The basic structure of the DSA can be found on their website: "DSA's primary political leadership is the National Political Committee (NPC), a sixteen-person body which functions as the board of directors of DSA and is elected every two years by the delegates to DSA's National Convention. Every DSA chapter is entitled to send a certain number of delegates to the National Convention, based upon the chapter's size. There are also 'at-large' delegates to represent areas where there are no active chapters."
But, like all democracies, it's not easy. At the convention, according to one attendee who preferred to remain anonymous, a contingent tried to pass resolution that would have prohibited DSA from endorsing or working with any organization that takes corporate donations on an election effort. Then it was pointed out that this would include.... Planned Parenthood.
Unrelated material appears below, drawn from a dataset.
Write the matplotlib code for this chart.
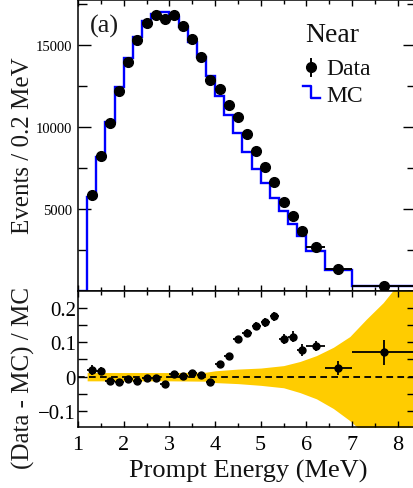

Oops.
The DSA is not a political party (yet)
While the DSA has endorsed democratic electoral candidates like Walter Mondale, Jesse Jackson, John Kerry, Barack Obama and Bernie Sanders, DSA members tend to keep a vehement and ideological distance from the political establishment and mainstream Democrats. (They don't like Hillary much, for instance). They have also remained critical of these politicians, even after offering an endorsement-when Obama was lenient on Wall Street after the big bailout of 2008, the DSA took note. "To put it simply, if it is too big to fail, it is too big to be in private hands," wrote Frank Llewellyn and Joseph Schwartz (national director of DDSA and chairman of DSA's steering committee) in the Chicago Tribune in 2009. "If the government were to nationalize just one of the insolvent banks (Citicorp or Bank of America), a publicly owned bank could provide a real check on the behavior of the others."
And two years ago at the previous convention, some DSA members called upon Bernie to run as an independent, and have considered him a sheepdog for neoliberal dems ever since.
Ultimately, the DSA is a big tent organization encompassing a wide range of views, and the main ideological divides are largely between members who believe in working with the Democratic Party, versus those who dislike the Democratic Party altogether and do not think it can help achieve socialist goals. That means that there are many different voices, and alongside members who believe in working with Democrats, there are anarchists and others who want to shatter the system. For example, the DSA's ' libertarian socialist caucus ' include "syndicalists, council communists, anarchists, cooperativists, and municipalists, among many others" according to their website. They believe the path to socialism does not happen through the efforts of a political party "but rather in the creation of independent institutions in civil society that give the working class and ordinary people direct power over their lives."
And as discussed above, there are contingents within the DSA who don't even see becoming a political party as a worthwhile goal. But that's not to mean they, as a whole, desire anarchy. It's more about outside-the-box thinking. The DSA looks for solutions outside of just electoral politics, meaning they participate in many forms of political activism other than working on election campaigns. Still, after decades witnessing the effects of income inequality, racism, and the rise of the 12 dollar avocado toast, the DSA they aren't naive-they know they need to enact change slowly, locally.